At what age would you say as a parent you began experiencing lying from your child? 2-3 years old? 6-8 years old? We didn’t get to experience lying until our children were in their teens, since that is the age we adopted them. Even then they didn’t choose to start lying with us until a good year and a half with us. Makes you wonder why all of the sudden? I shrug my shoulders to think of an answer. At what point did they go from complete honesty and open communication to hiding and deceitfulness? Many reasons come to mind… Traumatic background… Teen culture…
Our adopted teens came to us with very little background given to us from Children Services. We have learned most of their background from the kids own mouth. I won’t go into great detail over this. From what they have shared makes us realize why they have chosen to do the things they have. Just like lying to us, they do it because it is what they know to do. To get what they want, to protect themselves, to survive, to even protect us.

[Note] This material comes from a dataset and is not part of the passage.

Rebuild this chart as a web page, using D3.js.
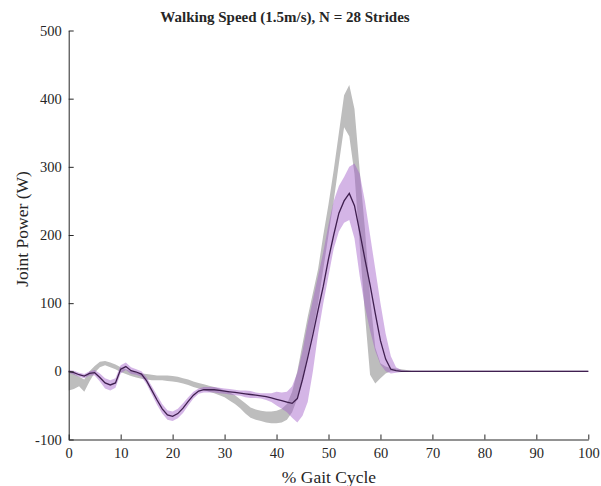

The most normal thing for a teen to do is lie. When I was growing up lying wasn’t something I ever struggled with. I learned early on there is no point to it because the truth always comes out. For teens now though they see it as a way of life. They will lie about even the smallest of things too. Lie to a friend about why they don’t want to hang out with them. Lie because telling the truth will hurt their feelings too much. Lie because friends want to hang out, but not all friends are invited. So many small lies!
I look at all these small lies and think how is my child even trustworthy. Well simple answer is, they aren’t. When I tell my children I don’t trust them they just look at me with blank stares, like really. I tell them, hard to trust someone when they lie. Even over small things. I give them examples of why I don’t trust them, by telling them I just heard you lie to your friends. They just shrug it off and say that’s different. Nope, it’s not.
The biggest thing I have learned from my children lying to us, is that they are doing it because they are so ashamed over what they are hiding. They have told us, ‘I lied cause I thought you would be disappointed in my choice’. We tell them their choice is their own, they will have to make those everyday living with what comes after. The good, the bad, and the ugly. We had told our children when we met them during the adoption process that our biggest thing we would not tolerate would be lying. Everything else can be talked about and worked out.
So where do we go from here? A lie may seem like such a small thing, but man can it lead to so many other things you will start compromising on. We try to engrain in our children honesty and open communication will go far in this life.